The listing below must be repeated word for word, with its images excluded.

>> BEGIN COLLECTED MATERIAL

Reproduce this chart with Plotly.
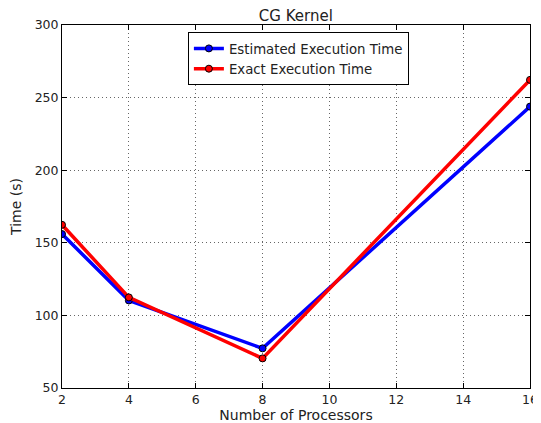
import plotly.graph_objects as go

processors = [2, 4, 8, 16]
estimated = [156, 110.3, 77.3, 243.8]
exact = [162.4, 112.4, 70.4, 262.2]
x_ticks = [2, 4, 6, 8, 10, 12, 14, 16]
y_ticks = [50, 100, 150, 200, 250, 300]

fig = go.Figure()
fig.add_trace(go.Scatter(
    x=processors, y=estimated, mode="lines+markers", name="Estimated Execution Time",
    line=dict(color="#0000ff", width=3.5),
    marker=dict(color="#0000ff", size=7, line=dict(color="black", width=1))))
fig.add_trace(go.Scatter(
    x=processors, y=exact, mode="lines+markers", name="Exact Execution Time",
    line=dict(color="#ff0000", width=3.5),
    marker=dict(color="#ff0000", size=7, line=dict(color="black", width=1))))

axis_common = dict(
    showline=True, linecolor="black", linewidth=1, mirror="ticks",
    ticks="inside", ticklen=5, tickcolor="black",
    showgrid=True, gridcolor="#666666", griddash="1px,3px", gridwidth=1,
    zeroline=False, automargin=False,
    tickfont=dict(family="DejaVu Sans", size=12.5, color="#222"),
)

fig.update_layout(
    width=533, height=415, autosize=False,
    margin=dict(l=54, r=11, t=17, b=35, pad=0, autoexpand=False),
    paper_bgcolor="white", plot_bgcolor="white",
    font=dict(family="DejaVu Sans", size=12, color="#222"),
    title=dict(text="CG Kernel", x=0.54, xanchor="center", y=0.994, yanchor="top",
               font=dict(family="DejaVu Sans", size=15, color="#222")),
    xaxis=dict(range=[2, 16], tickvals=x_ticks,
               title=dict(text="Number of Processors", font=dict(size=14), standoff=1),
               **axis_common),
    yaxis=dict(range=[50, 300], tickvals=y_ticks,
               title=dict(text="Time (s)", font=dict(size=14), standoff=12),
               **axis_common),
    legend=dict(x=0.269, y=0.98, xanchor="left", yanchor="top",
                bordercolor="black", borderwidth=1, bgcolor="white",
                font=dict(family="DejaVu Sans", size=13.3, color="#222"),
                tracegroupgap=0, itemwidth=30),
    showlegend=True,
)

fig.write_html("out.html")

>> END COLLECTED MATERIAL

--- TASK RESULT ---
Reproduce this chart with Plotly.
import plotly.graph_objects as go

processors = [2, 4, 8, 16]
estimated = [156, 110.3, 77.3, 243.8]
exact = [162.4, 112.4, 70.4, 262.2]
x_ticks = [2, 4, 6, 8, 10, 12, 14, 16]
y_ticks = [50, 100, 150, 200, 250, 300]

fig = go.Figure()
fig.add_trace(go.Scatter(
    x=processors, y=estimated, mode="lines+markers", name="Estimated Execution Time",
    line=dict(color="#0000ff", width=3.5),
    marker=dict(color="#0000ff", size=7, line=dict(color="black", width=1))))
fig.add_trace(go.Scatter(
    x=processors, y=exact, mode="lines+markers", name="Exact Execution Time",
    line=dict(color="#ff0000", width=3.5),
    marker=dict(color="#ff0000", size=7, line=dict(color="black", width=1))))

axis_common = dict(
    showline=True, linecolor="black", linewidth=1, mirror="ticks",
    ticks="inside", ticklen=5, tickcolor="black",
    showgrid=True, gridcolor="#666666", griddash="1px,3px", gridwidth=1,
    zeroline=False, automargin=False,
    tickfont=dict(family="DejaVu Sans", size=12.5, color="#222"),
)

fig.update_layout(
    width=533, height=415, autosize=False,
    margin=dict(l=54, r=11, t=17, b=35, pad=0, autoexpand=False),
    paper_bgcolor="white", plot_bgcolor="white",
    font=dict(family="DejaVu Sans", size=12, color="#222"),
    title=dict(text="CG Kernel", x=0.54, xanchor="center", y=0.994, yanchor="top",
               font=dict(family="DejaVu Sans", size=15, color="#222")),
    xaxis=dict(range=[2, 16], tickvals=x_ticks,
               title=dict(text="Number of Processors", font=dict(size=14), standoff=1),
               **axis_common),
    yaxis=dict(range=[50, 300], tickvals=y_ticks,
               title=dict(text="Time (s)", font=dict(size=14), standoff=12),
               **axis_common),
    legend=dict(x=0.269, y=0.98, xanchor="left", yanchor="top",
                bordercolor="black", borderwidth=1, bgcolor="white",
                font=dict(family="DejaVu Sans", size=13.3, color="#222"),
                tracegroupgap=0, itemwidth=30),
    showlegend=True,
)

fig.write_html("out.html")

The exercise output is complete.